I LOVE these little tricks in language, and so loved this book (another syllepsis). There are 51 elements of rhetoric covered here, each with a clear explanation and relevant examples. The purpose is to enable one to recognize these tricks to be able to appreciate the cleverness of the writer, and also to try to consider them (obliquely or deliberately) in one’s own writing or speech. As a singer, these are very useful, as they are everywhere in music and poetry; they help in looking for meaning and phrasing in lyrics, both to understand how/why they work and to be able to sing with meaning.
So, what does this all have to do with project management? (hypophora - a type of rhetorical question.) Good question. (scesis onomaton - a sentence with no main verb.) What is communication? (anacoenosis.) Words, words, words. (epizuxis.)

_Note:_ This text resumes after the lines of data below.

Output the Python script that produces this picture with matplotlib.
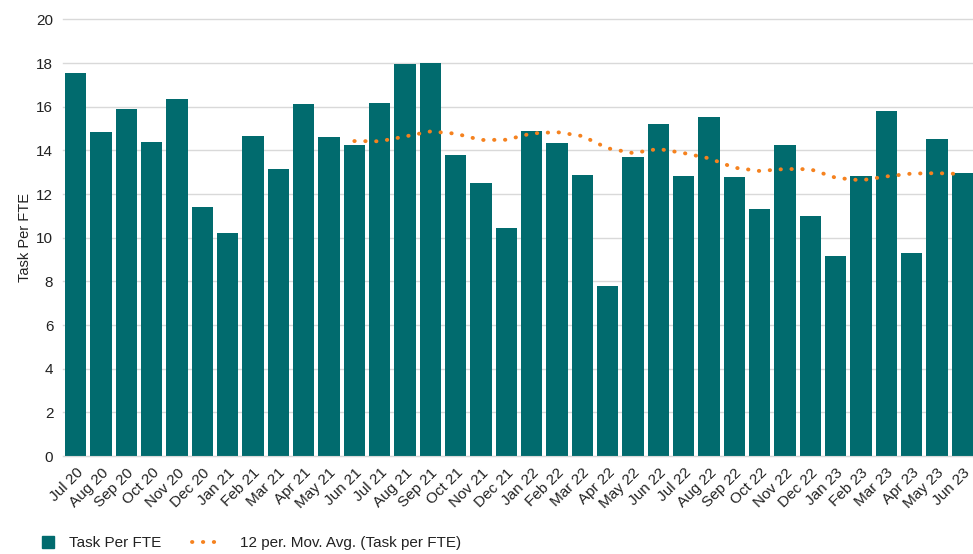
import matplotlib.pyplot as plt
from matplotlib.lines import Line2D

plt.rcParams['font.family'] = ['Liberation Sans', 'DejaVu Sans']

# Monthly values
months = ["Jul 20", "Aug 20", "Sep 20", "Oct 20", "Nov 20", "Dec 20",
          "Jan 21", "Feb 21", "Mar 21", "Apr 21", "May 21", "Jun 21",
          "Jul 21", "Aug 21", "Sep 21", "Oct 21", "Nov 21", "Dec 21",
          "Jan 22", "Feb 22", "Mar 22", "Apr 22", "May 22", "Jun 22",
          "Jul 22", "Aug 22", "Sep 22", "Oct 22", "Nov 22", "Dec 22",
          "Jan 23", "Feb 23", "Mar 23", "Apr 23", "May 23", "Jun 23"]
task_per_fte = [17.53, 14.83, 15.88, 14.37, 16.34, 11.40,
                10.20, 14.65, 13.13, 16.11, 14.60, 14.23,
                16.16, 17.94, 17.99, 13.78, 12.49, 10.43,
                14.87, 14.32, 12.86, 7.78, 13.68, 15.19,
                12.81, 15.51, 12.77, 11.30, 14.23, 10.98,
                9.15, 12.81, 15.79, 9.29, 14.51, 12.95]

# 12 period moving average as drawn (starts at Jun 21)
ma_start = 11
moving_avg = [14.43, 14.42, 14.64, 14.87, 14.77, 14.48, 14.49,
              14.78, 14.84, 14.66, 14.10, 13.88, 14.07, 13.88,
              13.64, 13.21, 13.06, 13.15, 13.14, 12.75, 12.63,
              12.81, 12.94, 12.96, 12.92]

teal = "#016b6e"
orange = "#f5821f"
dots = (0, (0.1, 2.7))

fig = plt.figure(figsize=(9.73, 5.54), dpi=100)
ax = fig.add_axes([63 / 973, 1 - 456 / 554, 912 / 973, (456 - 19.5) / 554])

x = list(range(len(months)))
ax.bar(x, task_per_fte, width=0.83, color=teal, zorder=2)
ma_x = x[ma_start:ma_start + len(moving_avg)]
ax.plot(ma_x, moving_avg, color=orange, linewidth=2.8,
        linestyle=dots, dash_capstyle="round", zorder=3)

ax.set_ylim(0, 20)
ax.set_xlim(-0.5, len(months) - 0.5)
ax.set_yticks(range(0, 21, 2))
ax.yaxis.grid(True, color="#d9d9d9", linewidth=1)
for gl in ax.get_ygridlines():
    gl.set_clip_on(False)
ax.set_axisbelow(True)
for s in ["top", "right", "left"]:
    ax.spines[s].set_visible(False)
ax.spines["bottom"].set_color("#d9d9d9")
ax.tick_params(axis="both", length=0, labelsize=11, colors="#222222")
ax.tick_params(axis="y", pad=7)
ax.set_xticks(x)
ax.set_xticklabels(months, rotation=45, ha="right", rotation_mode="anchor")
ax.tick_params(axis="x", pad=7)
ax.set_ylabel("Task Per FTE", fontsize=10.5, color="#222222", labelpad=3)

# legend entries, placed like the original (two separate blocks)
bar_handle = Line2D([0], [0], color=teal, marker="s", markersize=8, linestyle="none",
                    label="Task Per FTE")
ma_handle = Line2D([0], [0], color=orange, linewidth=2.8, linestyle=dots,
                   dash_capstyle="round", label="12 per. Mov. Avg. (Task per FTE)")
leg_kw = dict(loc="center left", frameon=False, fontsize=11, handlelength=1.83,
              borderpad=0, borderaxespad=0, labelcolor="#222222")
fig.legend(handles=[bar_handle], bbox_to_anchor=(34 / 973, 11 / 554),
           handletextpad=0.46, **leg_kw)
fig.legend(handles=[ma_handle], bbox_to_anchor=(192 / 973, 11 / 554),
           handletextpad=1.3, **leg_kw)

fig.savefig("out.png", dpi=100)
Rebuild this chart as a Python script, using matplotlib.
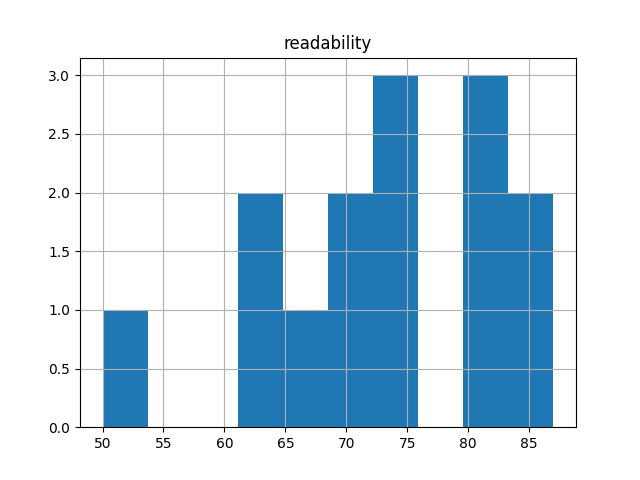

Knowing and understanding how to use words and phrases for emphasis enhance communication by making important words and phrases memorable. These rhetorical turns of phrase can make the ordinary extraordinary; with just a bit of extra care, our use of language can make our communication clearer (as in more memorable). One has to be careful - be too clever and no one will know what you're talking about - but since of of the best memorable phrases, like the tricolons above, use these various approaches, learning to recognize and then apply them can enhance communication.
The book is thorough, funny, not at all difficult, entirely pedantic, and a great read and resource. When alone, I often read parts out loud, to enjoy hearing the language lilt delightfully (alliteration). If you love words and phrases, check out this book. You might like it; I did. (zeugma.)